The problem:
Leaving out the pictures, transcribe all of the records faithfully.

(Entries with chart source code)
— BEGIN —

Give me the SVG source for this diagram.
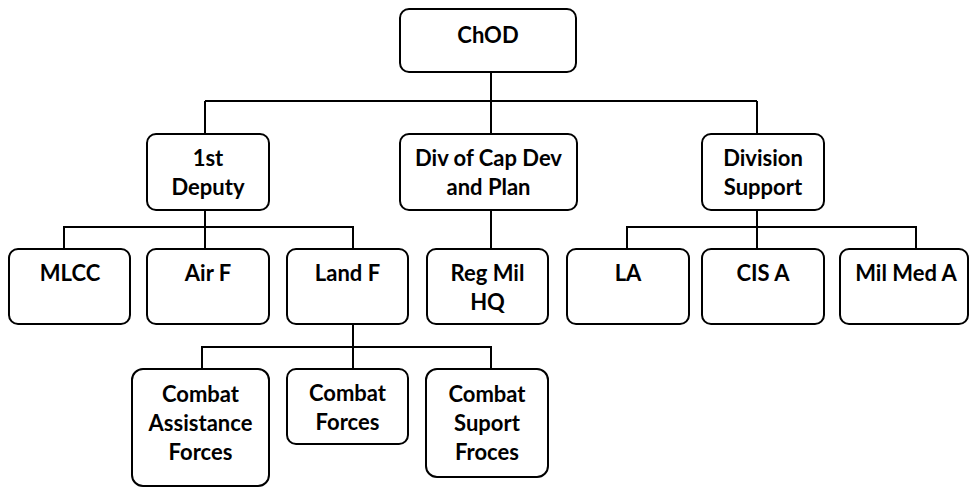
<svg xmlns="http://www.w3.org/2000/svg" width="969" height="488" viewBox="0 0 969 488">
<style>
.box{fill:#fff;stroke:#000;stroke-width:2}
.lbl{font-family:Lato,"Open Sans","Liberation Sans",sans-serif;font-weight:bold;font-size:22px;fill:#000;text-anchor:middle}
.con{fill:none;stroke:#000;stroke-width:2}
</style>
<rect width="969" height="488" fill="#fff"/>
<g id="connectors" class="con">
<path d="M491,72 V134"/>
<path d="M205,101 H757"/>
<path d="M205,101 V134"/>
<path d="M757,101 V133"/>
<path d="M205,210 V249"/>
<path d="M64,249 V227 H353 V249"/>
<path d="M491,210 V249"/>
<path d="M757,210 V249"/>
<path d="M627,249 V227 H916 V249"/>
<path d="M353,324 V369"/>
<path d="M202,369 V347 H491 V369"/>
</g>
<g id="chod"><rect class="box" x="400" y="9" width="176" height="63" rx="9"/><text class="lbl" x="488" y="43">ChOD</text></g>
<g id="first-deputy"><rect class="box" x="147" y="134" width="122" height="76" rx="9"/><text class="lbl" x="208" y="166">1st</text><text class="lbl" x="208" y="195">Deputy</text></g>
<g id="div-cap-dev"><rect class="box" x="400" y="134" width="177" height="76" rx="9"/><text class="lbl" x="488.5" y="166">Div of Cap Dev</text><text class="lbl" x="488.5" y="195">and Plan</text></g>
<g id="division-support"><rect class="box" x="702" y="134" width="122" height="76" rx="9"/><text class="lbl" x="763" y="166">Division</text><text class="lbl" x="763" y="195">Support</text></g>
<g id="mlcc"><rect class="box" x="9" y="249" width="121" height="75" rx="9"/><text class="lbl" x="70" y="281">MLCC</text></g>
<g id="air-f"><rect class="box" x="147" y="249" width="122" height="75" rx="9"/><text class="lbl" x="208" y="281">Air F</text></g>
<g id="land-f"><rect class="box" x="287" y="249" width="121" height="75" rx="9"/><text class="lbl" x="347.5" y="281">Land F</text></g>
<g id="reg-mil-hq"><rect class="box" x="427" y="249" width="121" height="75" rx="9"/><text class="lbl" x="487.5" y="281">Reg Mil</text><text class="lbl" x="487.5" y="310">HQ</text></g>
<g id="la"><rect class="box" x="567" y="249" width="122" height="75" rx="9"/><text class="lbl" x="628" y="281">LA</text></g>
<g id="cis-a"><rect class="box" x="702" y="249" width="122" height="75" rx="9"/><text class="lbl" x="763" y="281">CIS A</text></g>
<g id="mil-med-a"><rect class="box" x="840" y="249" width="128" height="75" rx="9"/><text class="lbl" x="906" y="281">Mil Med A</text></g>
<g id="combat-assistance"><rect class="box" x="132" y="369" width="137" height="117" rx="11"/><text class="lbl" x="200.5" y="402">Combat</text><text class="lbl" x="200.5" y="431">Assistance</text><text class="lbl" x="200.5" y="460">Forces</text></g>
<g id="combat-forces"><rect class="box" x="287" y="369" width="121" height="75" rx="9"/><text class="lbl" x="347.5" y="401">Combat</text><text class="lbl" x="347.5" y="430">Forces</text></g>
<g id="combat-suport"><rect class="box" x="426" y="369" width="122" height="108" rx="11"/><text class="lbl" x="487" y="402">Combat</text><text class="lbl" x="487" y="431">Suport</text><text class="lbl" x="487" y="460">Froces</text></g>
</svg>
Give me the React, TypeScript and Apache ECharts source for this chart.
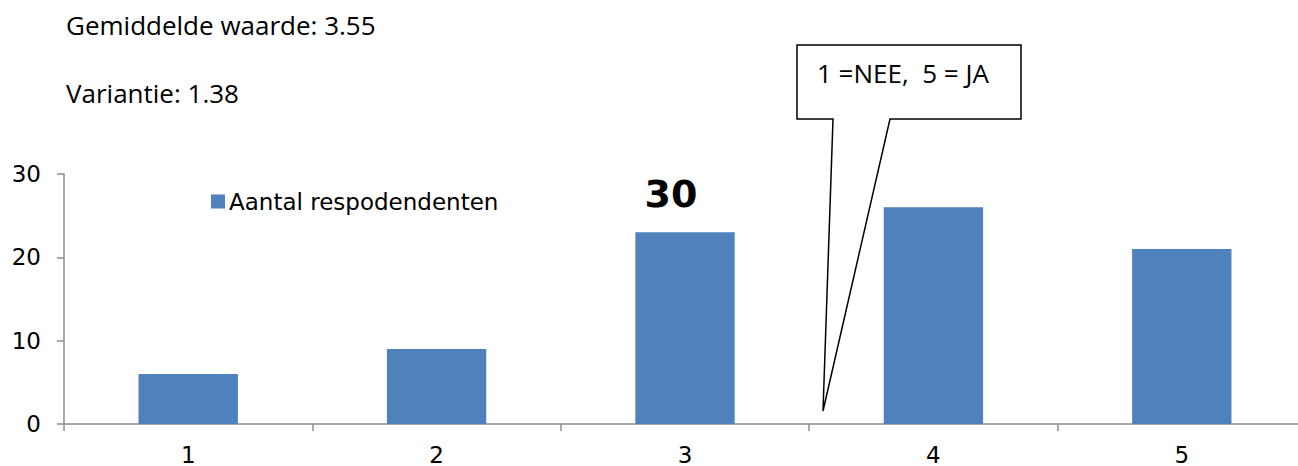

— END —

Completed exercise:
Give me the SVG source for this diagram.
<svg xmlns="http://www.w3.org/2000/svg" width="969" height="488" viewBox="0 0 969 488">
<style>
.box{fill:#fff;stroke:#000;stroke-width:2}
.lbl{font-family:Lato,"Open Sans","Liberation Sans",sans-serif;font-weight:bold;font-size:22px;fill:#000;text-anchor:middle}
.con{fill:none;stroke:#000;stroke-width:2}
</style>
<rect width="969" height="488" fill="#fff"/>
<g id="connectors" class="con">
<path d="M491,72 V134"/>
<path d="M205,101 H757"/>
<path d="M205,101 V134"/>
<path d="M757,101 V133"/>
<path d="M205,210 V249"/>
<path d="M64,249 V227 H353 V249"/>
<path d="M491,210 V249"/>
<path d="M757,210 V249"/>
<path d="M627,249 V227 H916 V249"/>
<path d="M353,324 V369"/>
<path d="M202,369 V347 H491 V369"/>
</g>
<g id="chod"><rect class="box" x="400" y="9" width="176" height="63" rx="9"/><text class="lbl" x="488" y="43">ChOD</text></g>
<g id="first-deputy"><rect class="box" x="147" y="134" width="122" height="76" rx="9"/><text class="lbl" x="208" y="166">1st</text><text class="lbl" x="208" y="195">Deputy</text></g>
<g id="div-cap-dev"><rect class="box" x="400" y="134" width="177" height="76" rx="9"/><text class="lbl" x="488.5" y="166">Div of Cap Dev</text><text class="lbl" x="488.5" y="195">and Plan</text></g>
<g id="division-support"><rect class="box" x="702" y="134" width="122" height="76" rx="9"/><text class="lbl" x="763" y="166">Division</text><text class="lbl" x="763" y="195">Support</text></g>
<g id="mlcc"><rect class="box" x="9" y="249" width="121" height="75" rx="9"/><text class="lbl" x="70" y="281">MLCC</text></g>
<g id="air-f"><rect class="box" x="147" y="249" width="122" height="75" rx="9"/><text class="lbl" x="208" y="281">Air F</text></g>
<g id="land-f"><rect class="box" x="287" y="249" width="121" height="75" rx="9"/><text class="lbl" x="347.5" y="281">Land F</text></g>
<g id="reg-mil-hq"><rect class="box" x="427" y="249" width="121" height="75" rx="9"/><text class="lbl" x="487.5" y="281">Reg Mil</text><text class="lbl" x="487.5" y="310">HQ</text></g>
<g id="la"><rect class="box" x="567" y="249" width="122" height="75" rx="9"/><text class="lbl" x="628" y="281">LA</text></g>
<g id="cis-a"><rect class="box" x="702" y="249" width="122" height="75" rx="9"/><text class="lbl" x="763" y="281">CIS A</text></g>
<g id="mil-med-a"><rect class="box" x="840" y="249" width="128" height="75" rx="9"/><text class="lbl" x="906" y="281">Mil Med A</text></g>
<g id="combat-assistance"><rect class="box" x="132" y="369" width="137" height="117" rx="11"/><text class="lbl" x="200.5" y="402">Combat</text><text class="lbl" x="200.5" y="431">Assistance</text><text class="lbl" x="200.5" y="460">Forces</text></g>
<g id="combat-forces"><rect class="box" x="287" y="369" width="121" height="75" rx="9"/><text class="lbl" x="347.5" y="401">Combat</text><text class="lbl" x="347.5" y="430">Forces</text></g>
<g id="combat-suport"><rect class="box" x="426" y="369" width="122" height="108" rx="11"/><text class="lbl" x="487" y="402">Combat</text><text class="lbl" x="487" y="431">Suport</text><text class="lbl" x="487" y="460">Froces</text></g>
</svg>
Give me the React, TypeScript and Apache ECharts source for this chart.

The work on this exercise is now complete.